AVAILABLE DATA -
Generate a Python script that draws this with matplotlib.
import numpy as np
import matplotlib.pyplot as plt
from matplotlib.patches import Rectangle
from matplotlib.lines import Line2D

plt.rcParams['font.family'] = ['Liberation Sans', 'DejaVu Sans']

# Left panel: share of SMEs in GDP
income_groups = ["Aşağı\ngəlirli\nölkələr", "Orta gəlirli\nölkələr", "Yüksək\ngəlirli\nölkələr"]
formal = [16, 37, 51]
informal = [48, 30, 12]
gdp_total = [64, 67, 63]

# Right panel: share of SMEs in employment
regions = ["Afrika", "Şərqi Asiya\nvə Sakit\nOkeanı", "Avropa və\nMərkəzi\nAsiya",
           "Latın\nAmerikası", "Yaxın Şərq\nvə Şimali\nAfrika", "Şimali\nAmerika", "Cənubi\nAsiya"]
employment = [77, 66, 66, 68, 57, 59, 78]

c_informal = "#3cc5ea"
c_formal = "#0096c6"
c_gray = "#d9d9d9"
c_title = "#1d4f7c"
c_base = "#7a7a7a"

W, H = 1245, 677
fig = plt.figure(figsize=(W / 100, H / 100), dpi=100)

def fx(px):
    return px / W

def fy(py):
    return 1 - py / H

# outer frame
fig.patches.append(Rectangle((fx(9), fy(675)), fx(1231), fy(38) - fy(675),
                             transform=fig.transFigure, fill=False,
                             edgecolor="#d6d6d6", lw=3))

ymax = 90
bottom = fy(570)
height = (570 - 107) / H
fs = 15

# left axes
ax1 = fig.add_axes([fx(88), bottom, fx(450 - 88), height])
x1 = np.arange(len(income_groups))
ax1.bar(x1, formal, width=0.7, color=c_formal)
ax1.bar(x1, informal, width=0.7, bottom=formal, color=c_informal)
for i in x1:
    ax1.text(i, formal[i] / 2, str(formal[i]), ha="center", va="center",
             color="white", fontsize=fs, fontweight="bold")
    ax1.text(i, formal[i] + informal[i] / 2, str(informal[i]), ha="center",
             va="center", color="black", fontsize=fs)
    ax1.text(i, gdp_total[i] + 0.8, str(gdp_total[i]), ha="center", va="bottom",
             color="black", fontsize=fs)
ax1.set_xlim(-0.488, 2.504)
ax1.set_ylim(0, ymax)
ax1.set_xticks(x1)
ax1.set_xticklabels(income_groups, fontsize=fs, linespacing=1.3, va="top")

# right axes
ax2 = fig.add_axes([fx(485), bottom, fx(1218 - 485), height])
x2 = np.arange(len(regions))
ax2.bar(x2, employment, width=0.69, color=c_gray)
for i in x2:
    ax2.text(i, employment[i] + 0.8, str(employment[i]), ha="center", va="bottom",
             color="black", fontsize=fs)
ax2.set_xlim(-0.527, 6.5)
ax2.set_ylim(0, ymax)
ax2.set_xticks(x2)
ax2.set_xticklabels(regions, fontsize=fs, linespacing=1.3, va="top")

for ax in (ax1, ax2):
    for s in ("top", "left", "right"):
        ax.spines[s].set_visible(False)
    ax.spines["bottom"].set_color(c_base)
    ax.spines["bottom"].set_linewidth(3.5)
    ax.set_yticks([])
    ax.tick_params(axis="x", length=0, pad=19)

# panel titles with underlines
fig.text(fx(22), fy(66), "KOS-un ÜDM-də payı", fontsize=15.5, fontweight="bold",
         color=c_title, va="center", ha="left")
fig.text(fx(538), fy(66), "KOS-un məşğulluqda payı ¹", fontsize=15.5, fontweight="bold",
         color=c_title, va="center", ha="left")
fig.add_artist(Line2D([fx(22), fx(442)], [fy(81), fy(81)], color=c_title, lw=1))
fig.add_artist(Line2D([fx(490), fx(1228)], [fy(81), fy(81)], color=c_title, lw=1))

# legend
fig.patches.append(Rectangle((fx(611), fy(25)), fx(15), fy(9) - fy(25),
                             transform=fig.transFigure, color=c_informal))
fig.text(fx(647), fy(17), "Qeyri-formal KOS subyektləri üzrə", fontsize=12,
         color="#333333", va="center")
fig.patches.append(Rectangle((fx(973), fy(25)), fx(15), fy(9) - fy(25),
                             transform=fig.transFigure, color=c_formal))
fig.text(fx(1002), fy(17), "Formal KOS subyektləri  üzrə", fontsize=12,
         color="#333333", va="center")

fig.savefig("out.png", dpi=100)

SHORT TASK - Begin with the first line of the data above and, please, print each line exactly until you have printed the line containing "plt.rcParams['font.family'] = ['Liberation"; print nothing else.

FINAL RESULT -
Generate a Python script that draws this with matplotlib.
import numpy as np
import matplotlib.pyplot as plt
from matplotlib.patches import Rectangle
from matplotlib.lines import Line2D

plt.rcParams['font.family'] = ['Liberation Sans', 'DejaVu Sans']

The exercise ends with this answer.